* _PROBLEM DETAILS_:
Without the pictures, return exactly the lines from the one with "Give me the Plotly source for this chart." through the one with "import plotly.graph_objects as go". Both end lines belong in the copy.

* _MATERIAL TO PROCESS_:
===

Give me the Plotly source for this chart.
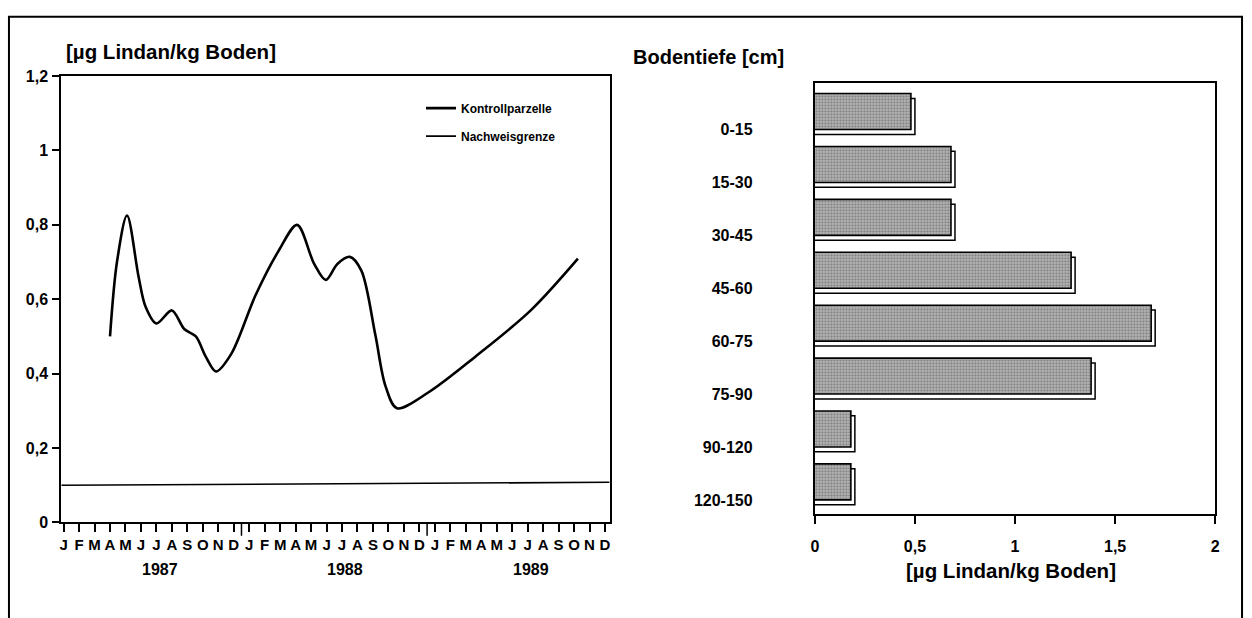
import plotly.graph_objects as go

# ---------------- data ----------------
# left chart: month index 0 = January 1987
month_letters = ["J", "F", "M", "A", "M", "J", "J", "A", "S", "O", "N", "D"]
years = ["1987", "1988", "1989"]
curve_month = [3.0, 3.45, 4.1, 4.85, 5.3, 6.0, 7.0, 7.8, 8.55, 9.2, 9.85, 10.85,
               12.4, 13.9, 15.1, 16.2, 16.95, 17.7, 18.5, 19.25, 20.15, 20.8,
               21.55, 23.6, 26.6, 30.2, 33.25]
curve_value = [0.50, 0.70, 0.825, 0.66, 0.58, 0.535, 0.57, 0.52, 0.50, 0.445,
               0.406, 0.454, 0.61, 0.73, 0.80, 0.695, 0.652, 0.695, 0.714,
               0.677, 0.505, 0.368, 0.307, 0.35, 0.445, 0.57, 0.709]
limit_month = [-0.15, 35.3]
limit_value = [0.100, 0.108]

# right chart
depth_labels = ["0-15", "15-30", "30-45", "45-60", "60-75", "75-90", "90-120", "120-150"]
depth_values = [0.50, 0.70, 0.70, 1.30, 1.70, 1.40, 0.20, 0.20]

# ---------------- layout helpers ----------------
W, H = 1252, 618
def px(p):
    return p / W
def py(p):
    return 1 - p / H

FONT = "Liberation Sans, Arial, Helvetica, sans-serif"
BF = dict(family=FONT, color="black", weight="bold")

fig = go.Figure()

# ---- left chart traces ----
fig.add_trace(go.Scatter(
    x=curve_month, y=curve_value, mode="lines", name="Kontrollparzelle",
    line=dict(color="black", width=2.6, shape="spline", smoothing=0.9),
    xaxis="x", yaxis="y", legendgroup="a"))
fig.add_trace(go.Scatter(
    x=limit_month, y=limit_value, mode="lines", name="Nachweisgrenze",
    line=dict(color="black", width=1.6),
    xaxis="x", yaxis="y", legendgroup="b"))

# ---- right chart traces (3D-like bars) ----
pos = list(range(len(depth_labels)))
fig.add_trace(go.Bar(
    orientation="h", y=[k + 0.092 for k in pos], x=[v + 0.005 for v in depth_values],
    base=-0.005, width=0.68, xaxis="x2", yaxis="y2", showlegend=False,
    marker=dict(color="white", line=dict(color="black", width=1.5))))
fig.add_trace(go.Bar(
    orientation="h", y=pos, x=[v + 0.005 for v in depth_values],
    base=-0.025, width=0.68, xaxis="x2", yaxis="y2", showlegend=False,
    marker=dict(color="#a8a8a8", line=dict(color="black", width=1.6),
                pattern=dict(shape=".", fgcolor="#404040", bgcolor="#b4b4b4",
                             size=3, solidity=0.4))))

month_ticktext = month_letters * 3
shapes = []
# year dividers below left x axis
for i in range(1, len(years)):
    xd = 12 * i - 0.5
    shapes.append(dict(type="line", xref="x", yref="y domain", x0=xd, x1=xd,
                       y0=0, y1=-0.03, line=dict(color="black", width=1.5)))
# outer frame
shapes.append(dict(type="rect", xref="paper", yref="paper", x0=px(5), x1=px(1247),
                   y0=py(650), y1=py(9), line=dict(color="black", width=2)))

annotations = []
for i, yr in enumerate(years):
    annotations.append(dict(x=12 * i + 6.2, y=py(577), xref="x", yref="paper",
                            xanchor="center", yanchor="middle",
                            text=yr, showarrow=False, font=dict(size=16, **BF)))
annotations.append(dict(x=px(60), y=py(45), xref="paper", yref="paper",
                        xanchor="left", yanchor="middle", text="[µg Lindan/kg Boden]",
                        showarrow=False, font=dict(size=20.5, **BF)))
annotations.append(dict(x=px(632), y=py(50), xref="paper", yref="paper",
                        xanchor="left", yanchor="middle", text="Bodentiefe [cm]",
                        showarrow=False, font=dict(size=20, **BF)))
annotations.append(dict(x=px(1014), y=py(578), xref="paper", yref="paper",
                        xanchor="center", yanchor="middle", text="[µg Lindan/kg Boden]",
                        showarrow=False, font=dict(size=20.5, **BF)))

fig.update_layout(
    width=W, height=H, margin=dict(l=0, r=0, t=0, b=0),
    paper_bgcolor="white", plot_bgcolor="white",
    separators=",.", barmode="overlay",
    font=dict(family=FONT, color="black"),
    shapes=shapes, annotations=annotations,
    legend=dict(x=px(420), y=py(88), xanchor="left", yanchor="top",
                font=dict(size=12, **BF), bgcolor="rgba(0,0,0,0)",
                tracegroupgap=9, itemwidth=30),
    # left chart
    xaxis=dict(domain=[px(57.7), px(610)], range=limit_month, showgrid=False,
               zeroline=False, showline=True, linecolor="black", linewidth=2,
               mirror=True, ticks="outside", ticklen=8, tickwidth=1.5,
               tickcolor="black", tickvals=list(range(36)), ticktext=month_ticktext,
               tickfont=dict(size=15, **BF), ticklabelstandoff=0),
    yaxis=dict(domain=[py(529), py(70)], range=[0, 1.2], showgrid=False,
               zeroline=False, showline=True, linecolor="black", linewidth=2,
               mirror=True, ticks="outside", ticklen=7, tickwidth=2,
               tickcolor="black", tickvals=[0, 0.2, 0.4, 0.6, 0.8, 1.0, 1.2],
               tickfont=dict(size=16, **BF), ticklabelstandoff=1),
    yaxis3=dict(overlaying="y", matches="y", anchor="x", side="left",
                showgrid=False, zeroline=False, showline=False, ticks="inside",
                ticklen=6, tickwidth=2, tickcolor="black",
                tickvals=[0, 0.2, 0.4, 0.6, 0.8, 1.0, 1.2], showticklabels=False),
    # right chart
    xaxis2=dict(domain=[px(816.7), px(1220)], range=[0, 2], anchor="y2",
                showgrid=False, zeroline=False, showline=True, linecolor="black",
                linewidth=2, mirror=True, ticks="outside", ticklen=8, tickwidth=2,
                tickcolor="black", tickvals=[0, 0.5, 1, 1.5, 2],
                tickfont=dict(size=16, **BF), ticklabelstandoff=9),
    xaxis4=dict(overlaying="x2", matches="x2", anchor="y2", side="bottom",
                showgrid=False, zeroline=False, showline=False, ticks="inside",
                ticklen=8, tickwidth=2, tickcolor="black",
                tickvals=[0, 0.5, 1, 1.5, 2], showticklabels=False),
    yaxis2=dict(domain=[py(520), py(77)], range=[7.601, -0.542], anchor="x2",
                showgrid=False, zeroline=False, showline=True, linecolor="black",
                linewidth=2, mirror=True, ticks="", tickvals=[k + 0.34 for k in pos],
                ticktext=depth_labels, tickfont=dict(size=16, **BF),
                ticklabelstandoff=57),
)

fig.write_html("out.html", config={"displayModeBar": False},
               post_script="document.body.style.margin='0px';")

===

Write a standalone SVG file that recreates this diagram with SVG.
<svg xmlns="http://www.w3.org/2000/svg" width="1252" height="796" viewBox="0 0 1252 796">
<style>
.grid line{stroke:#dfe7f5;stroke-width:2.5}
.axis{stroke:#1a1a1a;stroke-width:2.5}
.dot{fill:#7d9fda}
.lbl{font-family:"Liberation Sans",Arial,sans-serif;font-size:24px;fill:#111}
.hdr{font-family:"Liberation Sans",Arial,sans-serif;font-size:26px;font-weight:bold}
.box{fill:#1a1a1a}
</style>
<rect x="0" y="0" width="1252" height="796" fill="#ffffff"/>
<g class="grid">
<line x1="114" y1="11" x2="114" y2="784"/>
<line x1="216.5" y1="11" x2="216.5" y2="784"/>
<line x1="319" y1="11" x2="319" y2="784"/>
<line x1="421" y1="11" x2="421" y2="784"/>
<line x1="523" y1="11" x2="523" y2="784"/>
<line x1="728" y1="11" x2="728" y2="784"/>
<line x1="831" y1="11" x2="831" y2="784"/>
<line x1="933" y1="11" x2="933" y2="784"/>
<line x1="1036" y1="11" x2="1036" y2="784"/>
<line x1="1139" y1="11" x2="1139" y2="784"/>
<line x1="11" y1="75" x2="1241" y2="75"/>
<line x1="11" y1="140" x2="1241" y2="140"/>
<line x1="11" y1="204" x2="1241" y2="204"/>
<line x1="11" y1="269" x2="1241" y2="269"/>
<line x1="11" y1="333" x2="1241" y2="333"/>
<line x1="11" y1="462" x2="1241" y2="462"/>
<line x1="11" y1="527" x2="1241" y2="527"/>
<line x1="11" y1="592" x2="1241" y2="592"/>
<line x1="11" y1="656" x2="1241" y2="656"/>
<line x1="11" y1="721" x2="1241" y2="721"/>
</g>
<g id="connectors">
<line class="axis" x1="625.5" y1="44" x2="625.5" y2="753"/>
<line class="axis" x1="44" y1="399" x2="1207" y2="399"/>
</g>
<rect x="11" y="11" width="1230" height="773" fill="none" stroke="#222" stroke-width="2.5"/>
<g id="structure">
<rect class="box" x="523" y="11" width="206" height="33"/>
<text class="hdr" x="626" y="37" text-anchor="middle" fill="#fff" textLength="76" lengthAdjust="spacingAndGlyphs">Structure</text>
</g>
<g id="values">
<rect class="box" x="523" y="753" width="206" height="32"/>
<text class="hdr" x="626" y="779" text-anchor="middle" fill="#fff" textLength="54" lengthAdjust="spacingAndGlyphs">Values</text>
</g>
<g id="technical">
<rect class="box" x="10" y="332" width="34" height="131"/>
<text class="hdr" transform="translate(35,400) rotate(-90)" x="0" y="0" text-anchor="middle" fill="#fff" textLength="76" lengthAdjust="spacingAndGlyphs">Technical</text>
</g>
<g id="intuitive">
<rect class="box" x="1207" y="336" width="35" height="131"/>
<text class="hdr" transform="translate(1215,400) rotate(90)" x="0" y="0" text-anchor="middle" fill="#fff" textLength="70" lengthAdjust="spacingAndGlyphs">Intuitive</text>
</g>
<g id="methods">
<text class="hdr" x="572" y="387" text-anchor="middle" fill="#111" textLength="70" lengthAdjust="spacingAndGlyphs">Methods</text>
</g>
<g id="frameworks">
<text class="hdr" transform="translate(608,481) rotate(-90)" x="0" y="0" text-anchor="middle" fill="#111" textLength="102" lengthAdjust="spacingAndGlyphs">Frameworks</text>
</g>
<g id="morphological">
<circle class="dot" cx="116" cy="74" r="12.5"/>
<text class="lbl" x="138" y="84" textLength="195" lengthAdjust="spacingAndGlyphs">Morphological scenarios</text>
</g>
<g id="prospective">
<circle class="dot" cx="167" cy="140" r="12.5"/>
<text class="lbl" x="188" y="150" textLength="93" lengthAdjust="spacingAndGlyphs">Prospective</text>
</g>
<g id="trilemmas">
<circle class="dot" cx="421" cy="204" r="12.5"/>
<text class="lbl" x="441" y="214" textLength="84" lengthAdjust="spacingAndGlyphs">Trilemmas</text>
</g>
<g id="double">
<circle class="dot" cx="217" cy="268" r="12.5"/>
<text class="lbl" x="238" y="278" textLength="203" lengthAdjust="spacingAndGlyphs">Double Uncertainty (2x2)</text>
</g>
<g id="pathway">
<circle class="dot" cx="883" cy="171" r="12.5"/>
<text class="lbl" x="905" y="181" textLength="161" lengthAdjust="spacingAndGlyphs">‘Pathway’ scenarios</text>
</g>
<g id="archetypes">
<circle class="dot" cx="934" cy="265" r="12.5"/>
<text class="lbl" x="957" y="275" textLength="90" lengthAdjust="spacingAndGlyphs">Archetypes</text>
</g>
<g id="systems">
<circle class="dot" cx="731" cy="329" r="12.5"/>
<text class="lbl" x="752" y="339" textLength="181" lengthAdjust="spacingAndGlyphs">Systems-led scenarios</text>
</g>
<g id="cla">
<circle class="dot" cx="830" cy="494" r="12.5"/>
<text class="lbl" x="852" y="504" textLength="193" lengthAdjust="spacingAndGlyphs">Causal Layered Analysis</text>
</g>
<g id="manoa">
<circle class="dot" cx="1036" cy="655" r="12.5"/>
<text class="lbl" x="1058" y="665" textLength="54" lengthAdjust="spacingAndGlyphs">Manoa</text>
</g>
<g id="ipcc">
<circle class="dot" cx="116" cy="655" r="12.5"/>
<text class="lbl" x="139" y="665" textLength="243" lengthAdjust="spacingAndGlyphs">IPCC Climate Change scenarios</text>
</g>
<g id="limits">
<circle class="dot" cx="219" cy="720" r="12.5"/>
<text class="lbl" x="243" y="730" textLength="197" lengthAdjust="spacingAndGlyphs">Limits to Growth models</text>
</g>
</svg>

===

* _ANSWER TO THIS EXERCISE_:
Give me the Plotly source for this chart.
import plotly.graph_objects as go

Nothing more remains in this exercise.